Mais aujourd’hui, la fréquence des étrennes diminue, surtout chez les plus jeunes. La pandémie a distendu des liens de voisinage, l’inflation a comprimé les budgets, et la vie urbaine a rendu plus anonymes des services autrefois incarnés. S’ajoutent d’autres évolutions silencieuses : moins de concierges, plus d’interventions “à la demande”, davantage d’intermédiation (plateformes, entreprises sous-traitantes), et une société où l’on croise, sans toujours se connaître, ceux qui rendent le quotidien possible.

Il y a aussi un paradoxe contemporain : l’ère du “sans contact” complique un rite qui reposait sur le contact. Moins d’espèces en circulation, plus de paiements dématérialisés, plus de livraisons et d’échanges à distance : l’étrenne, qui est un petit cérémonial, se heurte à un monde qui accélère et qui évite les seuils. Et pourtant, c’est précisément ce qui en faisait la beauté : prendre une minute, nommer la gratitude, regarder l’autre comme une personne et pas seulement comme une fonction.

Au XXIe siècle, il n’y a ni règle ni obligation, et la date elle-même est parfois avancée. La tradition a évolué vers un geste de reconnaissance, souvent lié aux calendriers des pompiers et des facteurs, ou à l’entourage professionnel du quotidien (assistantes maternelles, aides à domicile, gardiens d’immeuble, éboueurs, personnel d’entretien…). Chacun reste libre de donner ce qu’il veut. Les montants varient fortement selon les situations, le lien, les moyens et les usages locaux.

Alors que les fêtes de fin d’année représentent déjà un budget conséquent, les étrennes jouent parfois un rôle discret mais décisif : pour certains métiers, elles peuvent représenter un complément appréciable, presque un “treizième mois” symbolique à l’échelle d’une tournée ou d’un immeuble. Elles racontent aussi une économie morale : celle de la gratitude, quand le salaire ne dit pas tout du soin, de la pénibilité, des horaires, ou de la présence.

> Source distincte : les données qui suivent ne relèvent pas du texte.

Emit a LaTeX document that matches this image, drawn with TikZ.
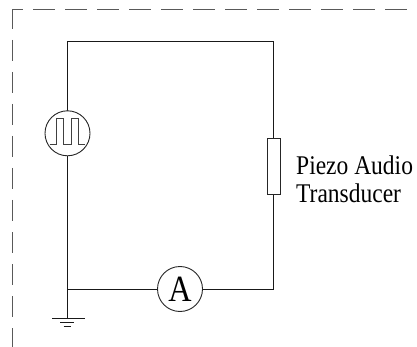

-> Des rameaux porte-bonheur au pourboire moderne : l’étrenne comme baromètre du lien social

Depuis l’Antiquité, l’étrenne accompagne les moments de bascule : passage d’une année à l’autre, changement de statut, reconnaissance d’un service rendu. D’abord geste symbolique (rameaux, fruits, miel), elle devient au fil des siècles un outil social : on offre pour marquer un lien, remercier une fidélité, sceller une hiérarchie ou manifester une protection. Sous l’Ancien Régime, les étrennes participent même à une véritable économie du don, où l’échange n’est jamais totalement désintéressé, mais toujours porteur de reconnaissance et de réciprocité.

En se monétisant progressivement, l’étrenne n’a pas perdu sa fonction première : elle demeure un révélateur de la qualité du lien social. Son recul contemporain ne dit pas seulement quelque chose du pouvoir d’achat : il traduit aussi la fragilisation des relations de proximité, la disparition de figures familières du quotidien et la difficulté croissante à ritualiser la gratitude dans des sociétés accélérées et fragmentées.

-> La gratitude à l’âge du sans-contact

L’étrenne est un geste lent dans un monde rapide. Elle suppose une rencontre, un regard, parfois quelques mots. Or notre quotidien se dématérialise : paiements sans espèces, services à la demande, plateformes intermédiaires, badges, digicodes, livraisons “déposées devant la porte”. La relation s’efface derrière la fonction, et la reconnaissance devient abstraite.

Dans ce contexte, la disparition progressive des étrennes n’est pas anecdotique. Elle signale une difficulté plus large à exprimer la gratitude autrement que par des évaluations, des étoiles ou des commentaires en ligne. L’étrenne, elle, n’évalue pas : elle remercie. Elle ne note pas une performance : elle reconnaît une présence, une régularité, parfois une pénibilité invisible.

À l’âge du “sans-contact”, maintenir ce petit rite, même modestement, revient à réhumaniser l’échange. Non par nostalgie, mais comme un acte discret de résistance à l’anonymat : rappeler que derrière chaque service, il y a un visage, un corps, un temps donné — et que cela mérite autre chose qu’un simple clic.

Attention : rappel de vigilance

Les arnaques aux “étrennes” et aux calendriers existent chaque année. Des escrocs se font passer pour des agents (pompiers, éboueurs, facteurs…) afin d’obtenir de l’argent, en profitant parfois de la vulnérabilité des personnes âgées.

Par précaution, ne laissez pas entrer un inconnu, demandez une carte professionnelle ou un justificatif (et un calendrier officiel si vente de calendrier), et en cas de doute, refusez poliment et signalez tout comportement insistant.

À retenir : la police et la gendarmerie, par exemple, ne sont pas autorisées à vendre des calendriers en porte-à-porte. Un “calendrier” vendu sous ces uniformes doit alerter immédiatement.